Because a charitable pledge or promissory note is merely a promise to make a gift at some future date, donors are not entitled to claim charitable deductions until payments are actually made to the charity [Rev. Rul. 68-174].  A donor who has an outstanding pledge to charity might think that the creation of a charitable remainder trust, with the remainder earmarked to satisfying the pledge, is the ideal solution.  However, the IRS has consistently taken the position that the use of the trust to satisfy the grantor’s legal obligations violates the private foundation rules and is an act of self-dealing [Reg. §53.4941(d)-2(f)(1)].  The same is true where income payments are used to satisfy the donor’s obligations (e.g., alimony, child support).

A pledge that is still outstanding at the donor’s death is generally not deductible as a charitable gift, but rather as a claim against the estate if (a) the pledge was a contractual obligation created in good faith for an adequate and full consideration in money or money’s worth, or (b) it would have constituted an allowable charitable deduction if it had been a bequest [Reg. §20.2053-5].  A client concerned that charity receive the full amount of the pledge should make it legally enforceable against the estate or include specific language in a will or trust directing that outstanding pledge amounts be satisfied from estate assets.

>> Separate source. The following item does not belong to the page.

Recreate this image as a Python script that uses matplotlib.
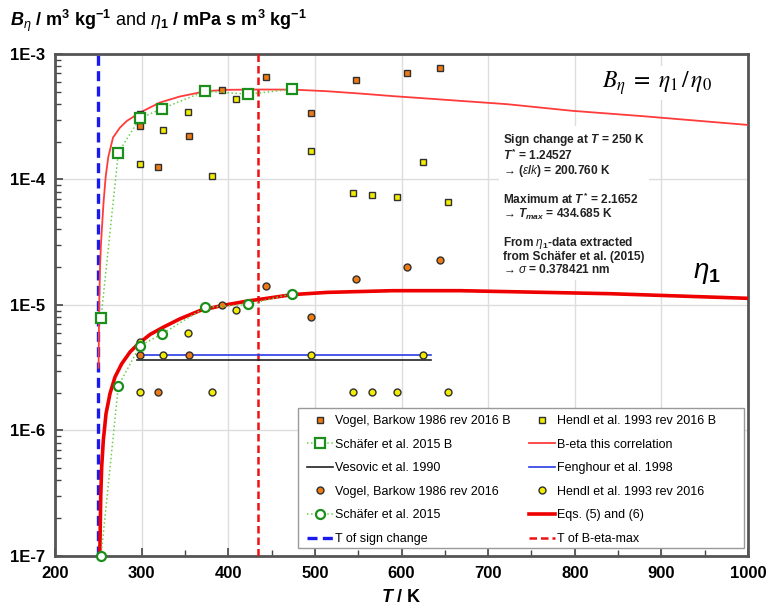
import numpy as np
import matplotlib
matplotlib.use('Agg')
import matplotlib.pyplot as plt
from matplotlib.patches import Rectangle
from matplotlib.ticker import FixedLocator, FuncFormatter, LogLocator, NullFormatter

plt.rcParams['font.family'] = ['Liberation Sans', 'DejaVu Sans']
plt.rcParams['mathtext.fontset'] = 'custom'
plt.rcParams['mathtext.rm'] = 'Liberation Sans'
plt.rcParams['mathtext.it'] = 'Liberation Sans:italic'
plt.rcParams['mathtext.bf'] = 'Liberation Sans:bold'
plt.rcParams['mathtext.bfit'] = 'Liberation Sans:bold:italic'

# --- data ---
T_vogel = [298, 319, 355, 393, 443, 496, 548, 606, 644]
B_vogel = [2.67e-4, 1.26e-4, 2.24e-4, 5.14e-4, 6.53e-4, 3.37e-4, 6.18e-4, 7.06e-4, 7.78e-4]
eta1_vogel = [4.02e-6, 2.03e-6, 4.02e-6, 9.97e-6, 1.41e-5, 8.06e-6, 1.62e-5, 2.0e-5, 2.29e-5]

T_hendl = [298, 298, 325, 353, 381, 409, 495, 544, 566, 595, 625, 654]
B_hendl = [3.31e-4, 1.33e-4, 2.47e-4, 3.43e-4, 1.06e-4, 4.41e-4, 1.68e-4, 7.74e-5, 7.46e-5, 7.19e-5, 1.38e-4, 6.65e-5]
eta1_hendl = [5.03e-6, 2.03e-6, 4.02e-6, 6.0e-6, 2.03e-6, 9.04e-6, 4.02e-6, 2.03e-6, 2.03e-6, 2.03e-6, 4.02e-6, 2.03e-6]

T_schafer = [253.15, 273.15, 298.15, 323.15, 373.15, 423.15, 473.15]
B_schafer = [7.9e-6, 1.64e-4, 3.08e-4, 3.66e-4, 5.05e-4, 4.78e-4, 5.23e-4]
eta1_schafer = [1.0e-7, 2.27e-6, 4.73e-6, 5.86e-6, 9.55e-6, 1.01e-5, 1.23e-5]

T_lit = [294.5, 634]
eta1_vesovic = [3.62e-6, 3.62e-6]
eta1_fenghour = [4.02e-6, 4.02e-6]

T_beta = [250.3, 251, 252, 253, 254, 256, 258.5, 261.5, 267, 275, 283, 298, 321, 344, 374,
          398, 435, 475, 514, 552, 591, 629, 668, 722, 798, 875, 1000]
B_beta = [3.16e-6, 1.0e-5, 2.0e-5, 3.0e-5, 3.9e-5, 6.5e-5, 1.05e-4, 1.51e-4, 2.16e-4, 2.59e-4,
          2.93e-4, 3.41e-4, 4.10e-4, 4.58e-4, 5.05e-4, 5.18e-4, 5.21e-4, 5.20e-4, 5.05e-4,
          4.84e-4, 4.61e-4, 4.42e-4, 4.23e-4, 3.98e-4, 3.52e-4, 3.21e-4, 2.72e-4]

T_eta1 = [251, 252, 252.8, 253.9, 255.8, 258.9, 263.5, 269.3, 277, 286.6, 296.2, 309.7, 325,
          344.3, 367.4, 393, 424, 437, 474, 514, 590, 668, 841, 1000]
eta1_curve = [5.0e-8, 1.34e-7, 2.96e-7, 5.13e-7, 8.36e-7, 1.36e-6, 1.97e-6, 2.67e-6, 3.40e-6,
              4.22e-6, 4.91e-6, 5.82e-6, 6.65e-6, 7.76e-6, 9.03e-6, 9.91e-6, 1.08e-5, 1.11e-5,
              1.21e-5, 1.26e-5, 1.30e-5, 1.30e-5, 1.23e-5, 1.13e-5]

T_sign = 250.0
T_max = 434.685

orange = '#f07a12'
yellow = '#f2ec00'
green = '#1b8f1b'
lgreen = '#6ccf4a'

fig = plt.figure(figsize=(7.68, 6.12), dpi=100)
ax = fig.add_axes([0.0716, 0.0915, 0.9024, 0.8203])
ax.set_yscale('log')

sq = dict(ls='none', marker='s', ms=5, mec='#303030', mew=1.0)
ci = dict(ls='none', marker='o', ms=5, mec='#303030', mew=1.0)

h_vogB, = ax.plot(T_vogel, B_vogel, mfc=orange, label='Vogel, Barkow 1986 rev 2016 B', zorder=5, **sq)
h_henB, = ax.plot(T_hendl, B_hendl, mfc=yellow, label='Hendl et al. 1993 rev 2016 B', zorder=5, **sq)
h_schB, = ax.plot(T_schafer, B_schafer, ls=':', color=lgreen, lw=1.1, marker='s', ms=6.5,
                  mfc='white', mec=green, mew=1.6, label='Schäfer et al. 2015 B', zorder=6)
h_beta, = ax.plot(T_beta, B_beta, color='#ff3b3b', lw=1.3, label='B-eta this correlation', zorder=4)
h_ves, = ax.plot(T_lit, eta1_vesovic, color='#222222', lw=1.2, label='Vesovic et al. 1990', zorder=4)
h_fen, = ax.plot(T_lit, eta1_fenghour, color='#2a3be8', lw=1.2, label='Fenghour et al. 1998', zorder=4)
h_vog, = ax.plot(T_vogel, eta1_vogel, mfc=orange, label='Vogel, Barkow 1986 rev 2016', zorder=5, **ci)
h_hen, = ax.plot(T_hendl, eta1_hendl, mfc=yellow, label='Hendl et al. 1993 rev 2016', zorder=5, **ci)
h_sch, = ax.plot(T_schafer, eta1_schafer, ls=':', color=lgreen, lw=1.1, marker='o', ms=6.5,
                 mfc='white', mec=green, mew=1.6, label='Schäfer et al. 2015', zorder=6, clip_on=False)
h_eq, = ax.plot(T_eta1, eta1_curve, color='#ee0000', lw=2.6, label='Eqs. (5) and (6)', zorder=4)
h_ts = ax.axvline(T_sign, color='#1a1aee', lw=2.4, ls=(0, (3, 1.6)), label='T of sign change', zorder=3)
h_tm = ax.axvline(T_max, color='#ee1111', lw=1.8, ls=(0, (3, 1.6)), label='T of B-eta-max', zorder=3)

ax.set_xlim(200, 1000)
ax.set_ylim(1e-7, 1e-3)

ax.xaxis.set_major_locator(FixedLocator(np.arange(200, 1001, 100)))
ax.xaxis.set_minor_locator(FixedLocator(np.arange(250, 1000, 100)))
ax.yaxis.set_major_locator(LogLocator(base=10, numticks=10))
ax.yaxis.set_minor_locator(LogLocator(base=10, subs=np.arange(2, 10), numticks=20))
ax.yaxis.set_minor_formatter(NullFormatter())
ax.yaxis.set_major_formatter(FuncFormatter(lambda v, p: f'1E{int(round(np.log10(v)))}'))

ax.tick_params(which='both', direction='in', top=False, right=False, color='#444444')
ax.tick_params(which='major', length=6, width=1.2, labelsize=12, pad=7)
ax.tick_params(which='minor', length=4, width=1.0)
for lab in ax.get_xticklabels() + ax.get_yticklabels():
    lab.set_fontweight('bold')

for s in ax.spines.values():
    s.set_color('#555555')
    s.set_linewidth(2.0)

ax.grid(True, which='major', color='#dddddd', lw=1.0, zorder=0)
ax.set_axisbelow(True)

# legend frame drawn separately (wider than its content, as in the original)
ax.add_patch(Rectangle((0.3506, 0.016), 0.6436, 0.279, transform=ax.transAxes,
                       facecolor='white', edgecolor='#999999', lw=1.0, zorder=9))
handles = [h_vogB, h_schB, h_ves, h_vog, h_sch, h_ts,
           h_henB, h_beta, h_fen, h_hen, h_eq, h_tm]
leg = ax.legend(handles=handles, ncol=2, loc='upper left', bbox_to_anchor=(0.3636, 0.281),
                fontsize=9.0, frameon=False, borderpad=0, labelspacing=0.93, handlelength=2.1,
                handletextpad=0.15, columnspacing=1.45, borderaxespad=0)
leg.set_zorder(10)

# annotations
ax.text(0.789, 0.942, r'$B_\eta\;=\;\eta_1\,/\,\eta_0$', transform=ax.transAxes, fontsize=17,
        math_fontfamily='stix', ha='left', va='center',
        bbox=dict(facecolor='white', edgecolor='none', pad=2))

info = ('Sign change at $\\mathbfit{T}$ = 250 K\n'
        '$\\mathbfit{T}^{\\,\\mathbf{*}}$ = 1.24527\n'
        '→ ($\\mathit{\\varepsilon}$/$\\mathit{k}$) = 200.760 K\n\n'
        'Maximum at $\\mathbfit{T}^{\\,\\mathbf{*}}$ = 2.1652\n'
        '→ $\\mathbfit{T}_{\\mathbfit{max}}$ = 434.685 K\n\n'
        'From $\\mathit{\\eta}_\\mathbf{1}$-data extracted\n'
        'from Schäfer et al. (2015)\n'
        '→ $\\mathit{\\sigma}$ = 0.378421 nm')
ax.text(0.646, 0.845, info, transform=ax.transAxes, fontsize=8.6, fontweight='bold',
        ha='left', va='top', linespacing=1.02, color='#222222',
        bbox=dict(facecolor='white', edgecolor='none', pad=3))

ax.text(0.92, 0.564, r'$\mathit{\eta}_\mathbf{1}$', transform=ax.transAxes, fontsize=20,
        ha='left', va='center')

# y-axis unit title
fig.text(0.013, 0.958,
         r'$\mathbfit{B}_{\mathit{\eta}}\mathbf{\ /\ m^3\ kg^{-1}}\mathrm{\ and\ }'
         r'\mathit{\eta}_\mathbf{1}\mathbf{\ /\ mPa\ s\ m^3\ kg^{-1}}$',
         fontsize=13, ha='left', va='baseline')

ax.set_xlabel(r'$\mathbfit{T}$ / K', fontsize=13, fontweight='bold', labelpad=6)

fig.savefig('out.png', dpi=100)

Gift Annuities and Capital Gains

A donor who contributes long-term appreciated assets to fund a charitable gift annuity can spread the recognition of gain over his or her life expectancy, provided the donor or the donor and a survivor are the only annuitants [Reg. §1.1011-2(a)(4)(ii)].  If a client uses appreciated securities to establish a charitable gift annuity for another person, the annuity portion is a gift, subject to gift tax, and the client must report all capital gain allocated to the annuity in the year of the gift.

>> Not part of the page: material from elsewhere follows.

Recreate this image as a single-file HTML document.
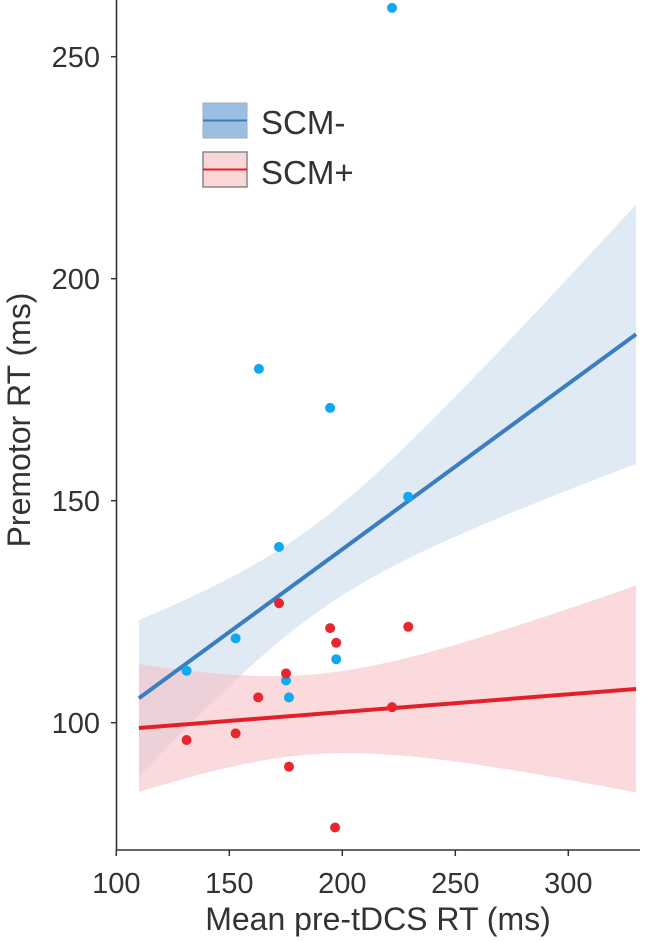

A client who uses separate property to arrange a gift annuity for a spouse has made a gift that qualifies for the gift tax marital deduction [Reg. §25.2523(b)-1(b)(6)(iii)], but does not avoid the immediate recognition of capital gain.  It might be better, if the stock is highly appreciated, to have the client give the securities to the spouse (tax-free, thanks to the unlimited gift tax marital deduction) and let the spouse establish the charitable gift annuity.  The spouse takes the client’s basis and holding period but will be able to spread the gain ratably over his or her IRS life expectancy [Reg. §1.1011-2(a)(r)(ii)].


“Grandpa, Can I Borrow Some Money for College?”

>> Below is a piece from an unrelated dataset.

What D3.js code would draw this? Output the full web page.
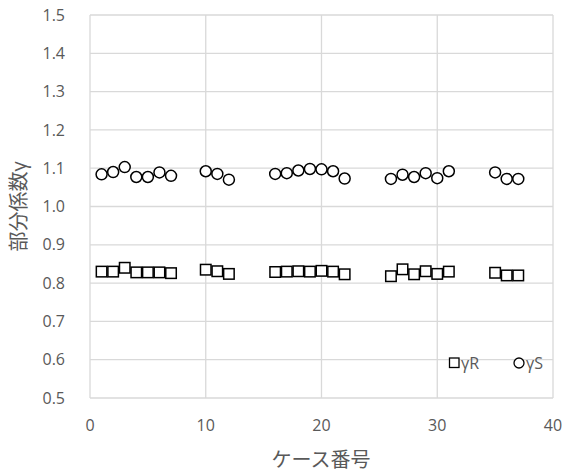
<!DOCTYPE html>
<html><head><meta charset="utf-8">
<script src="https://cdn.jsdelivr.net/npm/d3@7"></script>
<style>body{margin:0;background:#fff}svg{display:block}</style>
</head><body>
<svg id="c" width="566" height="475"></svg>
<script>
const caseNo = [1,2,3,4,5,6,7,10,11,12,16,17,18,19,20,21,22,26,27,28,29,30,31,35,36,37];
const gammaR = [0.830,0.830,0.840,0.828,0.828,0.828,0.826,0.835,0.831,0.824,0.829,0.830,0.831,0.830,0.832,0.830,0.823,0.818,0.836,0.823,0.831,0.824,0.830,0.827,0.820,0.820];
const gammaS = [1.084,1.090,1.103,1.077,1.077,1.089,1.080,1.092,1.085,1.070,1.085,1.087,1.094,1.098,1.097,1.092,1.073,1.072,1.083,1.077,1.087,1.074,1.092,1.089,1.072,1.072];
const xTicks = [0,10,20,30,40];
const yTicks = [0.5,0.6,0.7,0.8,0.9,1.0,1.1,1.2,1.3,1.4,1.5];
const seriesNames = ["γR","γS"];

const svg = d3.select("#c");
const L=90,R=553,T=15,B=398;
const x = d3.scaleLinear().domain([0,40]).range([L,R]);
const y = d3.scaleLinear().domain([0.5,1.5]).range([B,T]);
const font = "'Open Sans', 'Noto Sans CJK JP', sans-serif";

svg.append("g").selectAll("line").data(yTicks).join("line")
  .attr("x1",L).attr("x2",R).attr("y1",d=>y(d)).attr("y2",d=>y(d))
  .attr("stroke","#d9d9d9").attr("stroke-width",1.3);
svg.append("g").selectAll("line").data(xTicks).join("line")
  .attr("y1",T).attr("y2",B).attr("x1",d=>x(d)).attr("x2",d=>x(d))
  .attr("stroke","#d9d9d9").attr("stroke-width",1.3);

svg.append("g").selectAll("text").data(yTicks).join("text")
  .attr("x",65).attr("y",d=>y(d)).attr("dy","0.35em").attr("text-anchor","end")
  .attr("font-family",font).attr("font-size",16).attr("fill","#595959")
  .text(d=>d.toFixed(1));
svg.append("g").selectAll("text").data(xTicks).join("text")
  .attr("x",d=>x(d)).attr("y",425).attr("dy","0.35em").attr("text-anchor","middle")
  .attr("font-family",font).attr("font-size",16).attr("fill","#595959")
  .text(d=>d);

svg.append("text").attr("x",321).attr("y",460).attr("dy","0.35em").attr("text-anchor","middle")
  .attr("font-family",font).attr("font-size",20).attr("fill","#595959").text("ケース番号");
svg.append("text").attr("transform","translate(19,"+((T+B)/2)+") rotate(-90)")
  .attr("dy","0.35em").attr("text-anchor","middle")
  .attr("font-family",font).attr("font-size",20).attr("fill","#595959").text("部分係数γ");

const sq = 10.5;
svg.append("g").selectAll("rect").data(caseNo).join("rect")
  .attr("x",(d,i)=>x(d)-sq/2).attr("y",(d,i)=>y(gammaR[i])-sq/2)
  .attr("width",sq).attr("height",sq)
  .attr("fill","#fff").attr("stroke","#000").attr("stroke-width",1.5);
svg.append("g").selectAll("circle").data(caseNo).join("circle")
  .attr("cx",d=>x(d)).attr("cy",(d,i)=>y(gammaS[i])).attr("r",5.5)
  .attr("fill","#fff").attr("stroke","#000").attr("stroke-width",1.5);

// legend
const lg = svg.append("g");
lg.append("rect").attr("x",449.5).attr("y",358).attr("width",9.5).attr("height",9.5)
  .attr("fill","#fff").attr("stroke","#000").attr("stroke-width",1.3);
lg.append("text").attr("x",461).attr("y",363).attr("dy","0.35em")
  .attr("font-family",font).attr("font-size",16).attr("fill","#595959").text(seriesNames[0]);
lg.append("circle").attr("cx",519).attr("cy",363).attr("r",5)
  .attr("fill","#fff").attr("stroke","#000").attr("stroke-width",1.3);
lg.append("text").attr("x",526).attr("y",363).attr("dy","0.35em")
  .attr("font-family",font).attr("font-size",16).attr("fill","#595959").text(seriesNames[1]);
</script>
</body></html>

One way for grandparents to help their grandchildren with college expenses while assisting charity is through a term-of-years charitable remainder trust with sprinkle powers.  The trustee can be given the power to pay income in varying amounts to different beneficiaries within the stated class, according to their changing needs [Code §674(c)].  A term-of-years charitable remainder trust can last up to 20 years and is more likely to satisfy the 10% remainder requirement that might otherwise cause a problem for young beneficiaries of lifetime trusts, even at higher payout rates.  For instance, a 20-year 10% charitable remainder unitrust with quarterly payments and a 1.8% §7520 rate easily meets the 10% remainder test, providing more for grandchildren during their college years.  However, an independent trustee is required to avoid the grantor trust rules and disqualification of the remainder trust [Code §§671-678].